Se così fosse dunque questi HNWI dovranno decidere un altro paese della Comunità Europea in cui fissare la propria residenza fiscale; ed è qui che entra in gioco il provvedimento, mettendo in pratica tentativo di far entrare in Italia possibili investitori attraverso un regime fiscale più morbido, con la speranza di portare capitali e sostanzialmente posti di lavoro.
— Flat tax? Non proprio
Il termine “flat tax” per descrivere questa imposta è tuttavia sbagliato. Esso infatti si riferisce ad un sistema fiscale proporzionale, che prevede un’unica aliquota valida per tutti. È il caso ad esempio della Russia, che ha un’imposta sul reddito di questo tipo: indipendentemente dal reddito, tutti pagano la stessa percentuale.

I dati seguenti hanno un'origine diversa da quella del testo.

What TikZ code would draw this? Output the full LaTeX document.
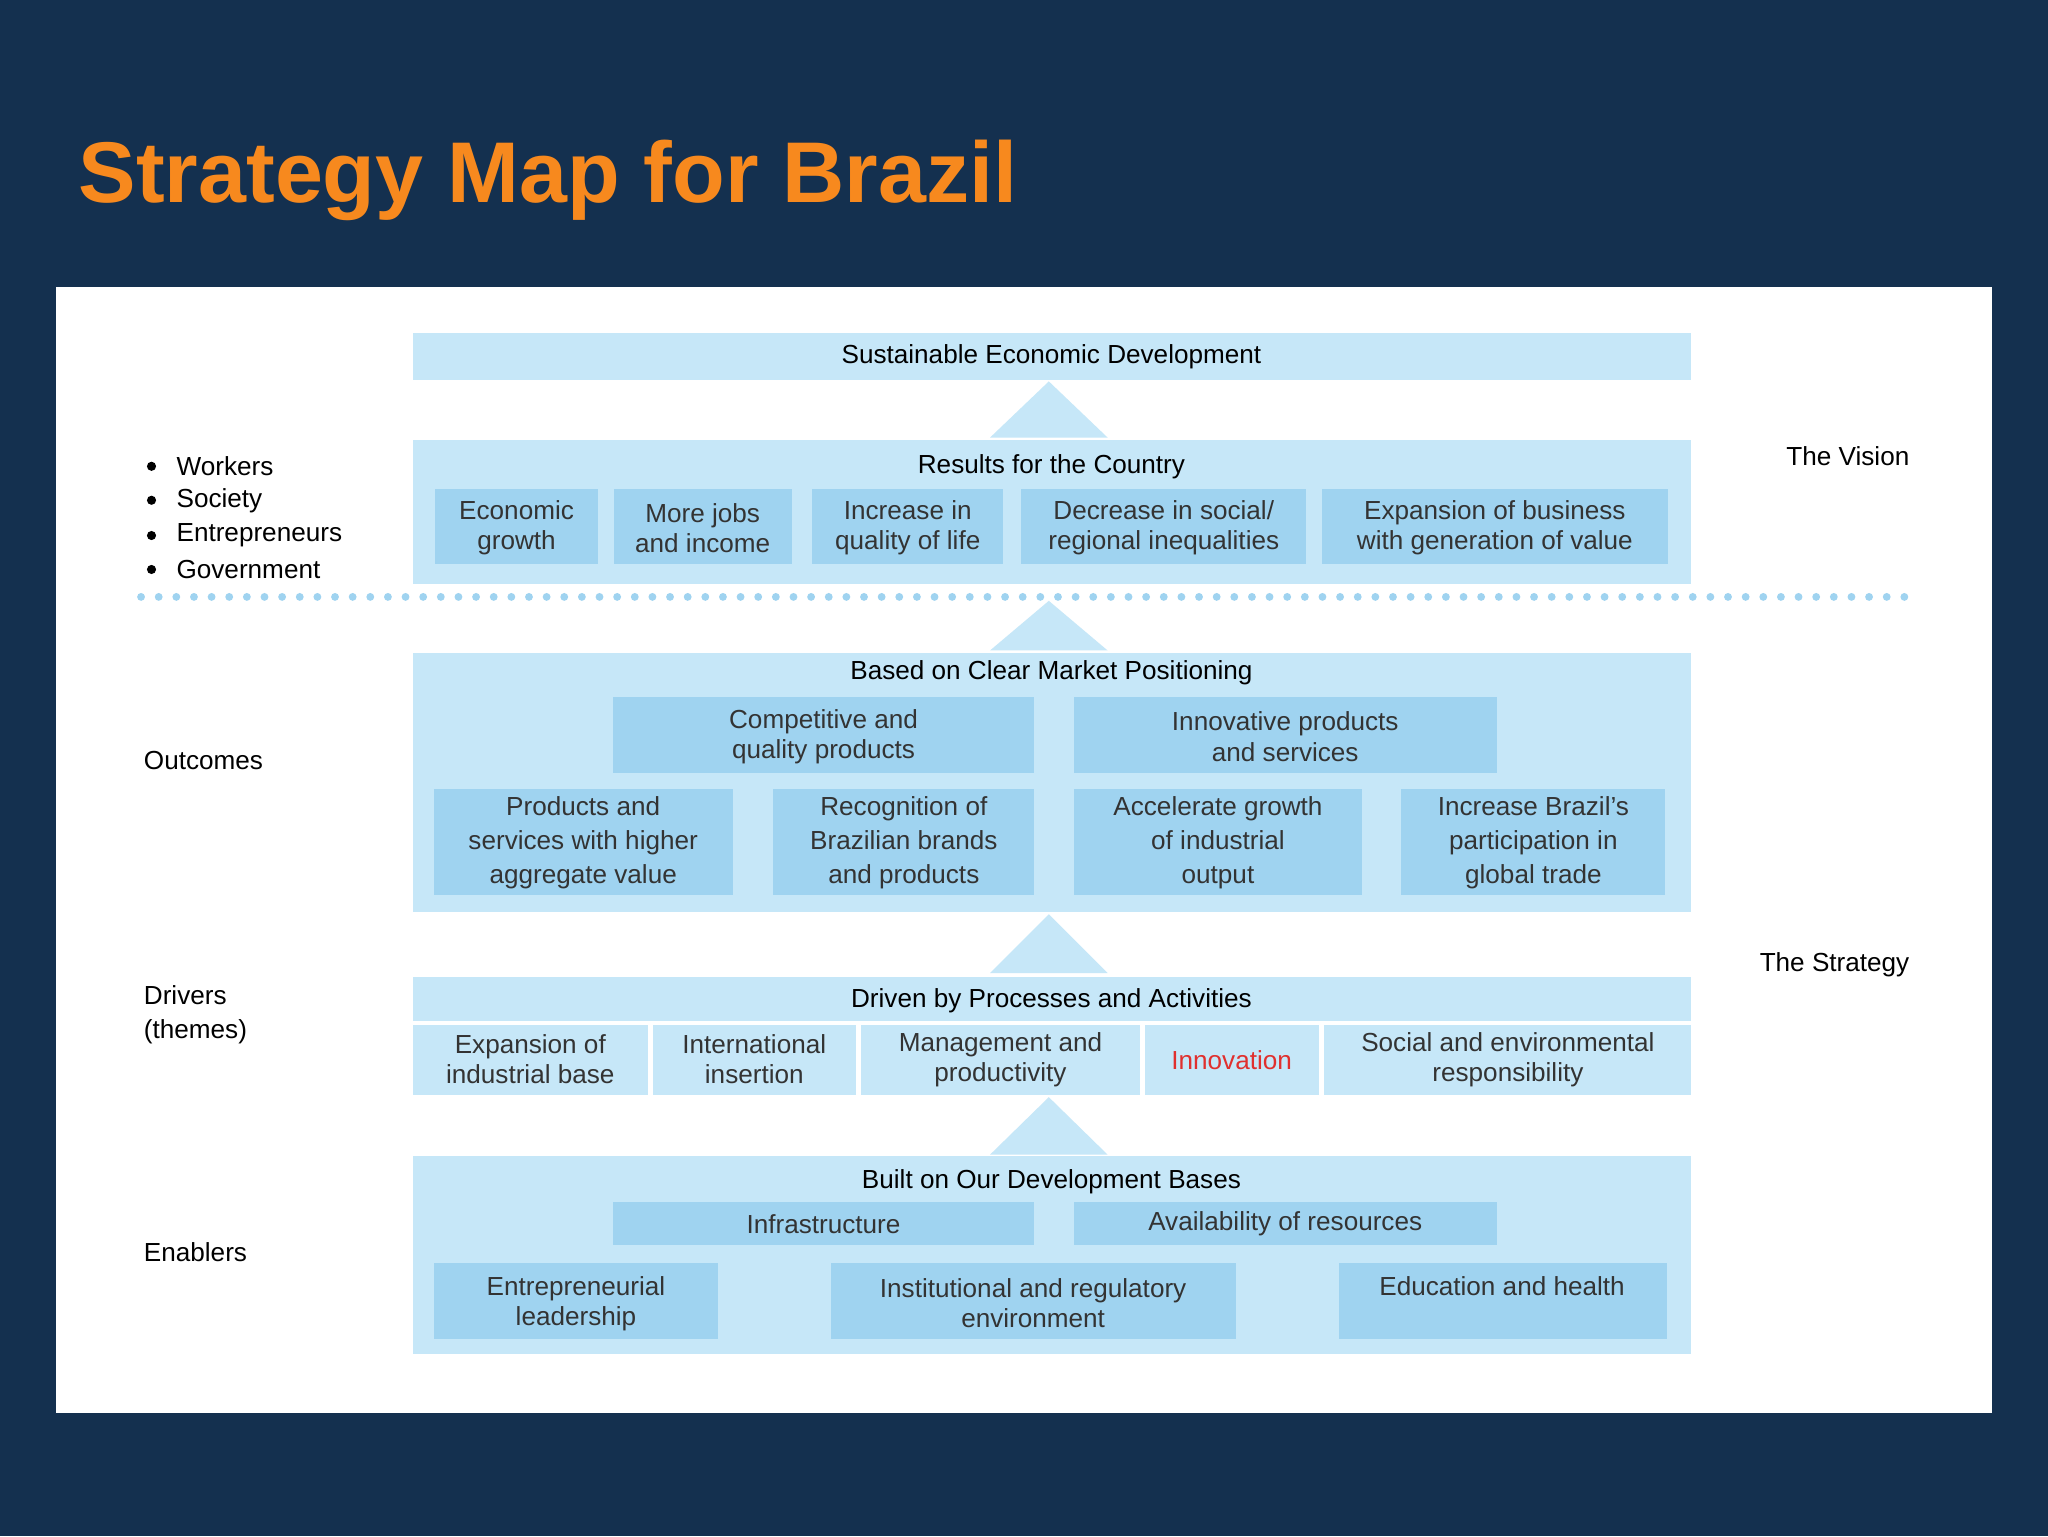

Quindi, più che di flat tax, sarebbe meglio parlare di tributo capitario, cioè di un’imposta a somma fissa stabilita in misura uguale per tutti i contribuenti.
— Art. 53 e “flat tax”: c’è un problema di progressività?
Da alcuni lati si è stato sollevato un possibile problema per questo tipo di provvedimento, ovvero la presunta e possibile incompatibilità con la nostra Costituzione. L’articolo 53 della Costituzione infatti recita testualmente che «tutti sono tenuti a concorrere alle spese pubbliche in ragione della loro capacità contributiva» e che «il sistema tributario è informato a criteri di progressività». Questo aspetto secondo alcuni potrebbe far risultare il tutto incostituzionale. D’altra parte invece chi si è occupato della norma ritiene che l’incostituzionalità non può esserci, in quanto il beneficio vale soltanto per i redditi prodotti all’estero, mentre su quelli italiani il sistema tributario rimane uguale a quello degli altri.
Al di là del dibattito in merito, è daauspicio che questo provvedimento possa aiutare il rilancio dell’economia italiana, soprattutto a partire dall’occupazione giovanile. Una norma di questo tipo, infatti, sarebbe utile solamente nel caso in cui le agevolazioni per la fetta di cittadini ricchi servissero davvero a quell’altra fetta, la più grande, di cittadini al di sotto della soglia della ricchezza. Diversamente, si rivelerebbe un inutile buco nell’acqua. Una cosa è certa: per poter funzionare, il regime fiscale che il Governo ha intenzione di costruire dovrà riuscire a sbaragliare la concorrenza dei sistemi fiscali degli altri paesi. Tutti alla ricerca di diventare la nuova City londinese.